Un traitement de choc s’impose pour favoriser la parité
Lors de mon élection en 1981, je ne voyais pas la nécessité d’une loi sur la parité. Nous formions, les huit femmes élues, 6,6% de l’Assemblée nationale, une nette amélioration en regard du 0,9% d’avant 1976. J’avais confiance que nous allions constamment progresser, le mouvement des femmes étant fortement mobilisé et les chefs de parti étant consentants. Nous allions poursuivre inexorablement, pensais-je, notre avancée jusqu’à la parité. En 2005, 24 ans plus tard, lorsque la professeure Manon Tremblay me demande d’écrire la préface de Québécoises et représentation parlementaire aux Presses de l’Université Laval, j’écris avec inquiétude que «les reculs ne sont pas impossibles». Le recul se produira effectivement dès 2007: des 40 femmes députées qui formaient alors 32% de l’Assemblée, pourcentage le plus élevé, atteint également en 2012, elles ne seront plus que 27 %, et 29 % actuellement.

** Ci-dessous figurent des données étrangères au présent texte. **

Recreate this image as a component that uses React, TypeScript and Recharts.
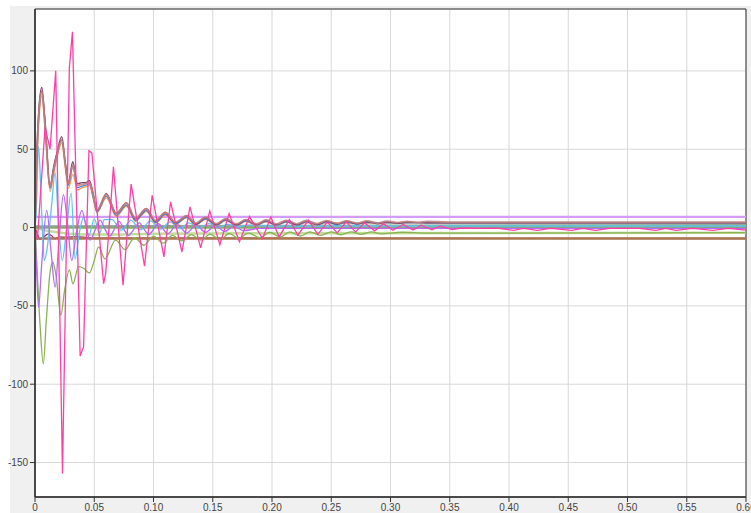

Le plafond du tiers: un plafond de verre
Depuis 1976, soit depuis 42 ans, jamais nous n’avons réussi à dépasser ce plafond du tiers. Selon les études consultées, ce plafonnement se vit à l’échelle de tous les groupes qui, ayant connu de la discrimination, sont en marche vers l’inclusion. Le groupe majoritaire, de façon systémique et involontaire, se protège de sa propre transformation en maintenant ses façons de faire. Dépasser ce plafond du tiers et se mettre en route vers la zone paritaire (sans recourir aux quotas) ne se fait pas sans résistance, parce que cela signifie basculer dans l’inconnu d’une nouvelle majorité et de ses possibles nouvelles règles.
Je prends la gestion du temps comme exemple prosaïque. Depuis des temps im- mémoriaux, l’Assemblée nationale avait cette fâcheuse habitude de siéger sans arrêt, jour et nuit, durant 72 heures, parfois 96 heures ou plus. La présence des femmes députées, qui, unanimement, détestaient cette façon de faire, a eu une influence certaine sur la modification du calendrier pour mieux planifier les travaux et siéger, avec plus de concentration, à des heures raisonnables, tout en tenant compte des semaines de relâche scolaire. Une loi sur la parité, entre 40% et 60%, lancerait un puissant signal de changement irrévocable, appliqué cette fois dans tous les domaines de la vie parlementaire et du débat politique.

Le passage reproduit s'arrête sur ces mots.